Exercise prompt: Set the listing down again in full, word for word, with the pictures left out.

Source excerpt:

##########

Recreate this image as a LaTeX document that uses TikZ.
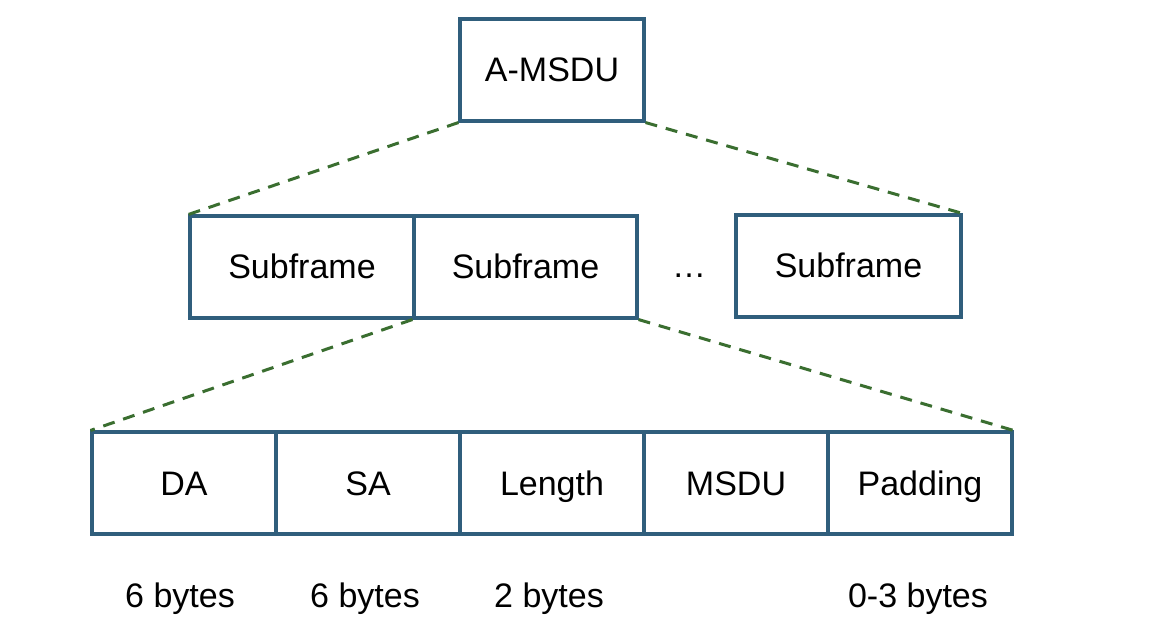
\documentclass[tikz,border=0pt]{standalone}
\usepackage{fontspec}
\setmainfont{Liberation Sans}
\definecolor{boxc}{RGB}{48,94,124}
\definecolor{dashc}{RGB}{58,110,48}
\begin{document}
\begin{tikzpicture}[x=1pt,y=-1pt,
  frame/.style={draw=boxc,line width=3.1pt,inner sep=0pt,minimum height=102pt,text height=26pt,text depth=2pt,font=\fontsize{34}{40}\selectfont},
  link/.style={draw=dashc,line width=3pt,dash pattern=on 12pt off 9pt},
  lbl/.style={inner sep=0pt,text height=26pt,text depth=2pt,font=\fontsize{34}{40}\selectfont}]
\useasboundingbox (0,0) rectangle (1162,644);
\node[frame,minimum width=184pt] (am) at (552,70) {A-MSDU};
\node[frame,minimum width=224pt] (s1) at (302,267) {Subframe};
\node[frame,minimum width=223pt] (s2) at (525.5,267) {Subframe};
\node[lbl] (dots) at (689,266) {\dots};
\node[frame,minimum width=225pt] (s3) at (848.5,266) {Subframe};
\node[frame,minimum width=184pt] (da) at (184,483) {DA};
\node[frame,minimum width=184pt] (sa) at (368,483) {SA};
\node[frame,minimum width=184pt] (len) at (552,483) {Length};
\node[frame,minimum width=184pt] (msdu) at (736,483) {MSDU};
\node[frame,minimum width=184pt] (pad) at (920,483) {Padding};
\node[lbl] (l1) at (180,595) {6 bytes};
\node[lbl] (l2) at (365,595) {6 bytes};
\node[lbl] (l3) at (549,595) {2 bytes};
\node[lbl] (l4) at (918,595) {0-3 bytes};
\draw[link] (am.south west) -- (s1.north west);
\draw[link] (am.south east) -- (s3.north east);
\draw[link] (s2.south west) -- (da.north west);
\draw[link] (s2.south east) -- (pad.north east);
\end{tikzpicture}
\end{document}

##########

Solution for this problem:
Recreate this image as a LaTeX document that uses TikZ.
\documentclass[tikz,border=0pt]{standalone}
\usepackage{fontspec}
\setmainfont{Liberation Sans}
\definecolor{boxc}{RGB}{48,94,124}
\definecolor{dashc}{RGB}{58,110,48}
\begin{document}
\begin{tikzpicture}[x=1pt,y=-1pt,
  frame/.style={draw=boxc,line width=3.1pt,inner sep=0pt,minimum height=102pt,text height=26pt,text depth=2pt,font=\fontsize{34}{40}\selectfont},
  link/.style={draw=dashc,line width=3pt,dash pattern=on 12pt off 9pt},
  lbl/.style={inner sep=0pt,text height=26pt,text depth=2pt,font=\fontsize{34}{40}\selectfont}]
\useasboundingbox (0,0) rectangle (1162,644);
\node[frame,minimum width=184pt] (am) at (552,70) {A-MSDU};
\node[frame,minimum width=224pt] (s1) at (302,267) {Subframe};
\node[frame,minimum width=223pt] (s2) at (525.5,267) {Subframe};
\node[lbl] (dots) at (689,266) {\dots};
\node[frame,minimum width=225pt] (s3) at (848.5,266) {Subframe};
\node[frame,minimum width=184pt] (da) at (184,483) {DA};
\node[frame,minimum width=184pt] (sa) at (368,483) {SA};
\node[frame,minimum width=184pt] (len) at (552,483) {Length};
\node[frame,minimum width=184pt] (msdu) at (736,483) {MSDU};
\node[frame,minimum width=184pt] (pad) at (920,483) {Padding};
\node[lbl] (l1) at (180,595) {6 bytes};
\node[lbl] (l2) at (365,595) {6 bytes};
\node[lbl] (l3) at (549,595) {2 bytes};
\node[lbl] (l4) at (918,595) {0-3 bytes};
\draw[link] (am.south west) -- (s1.north west);
\draw[link] (am.south east) -- (s3.north east);
\draw[link] (s2.south west) -- (da.north west);
\draw[link] (s2.south east) -- (pad.north east);
\end{tikzpicture}
\end{document}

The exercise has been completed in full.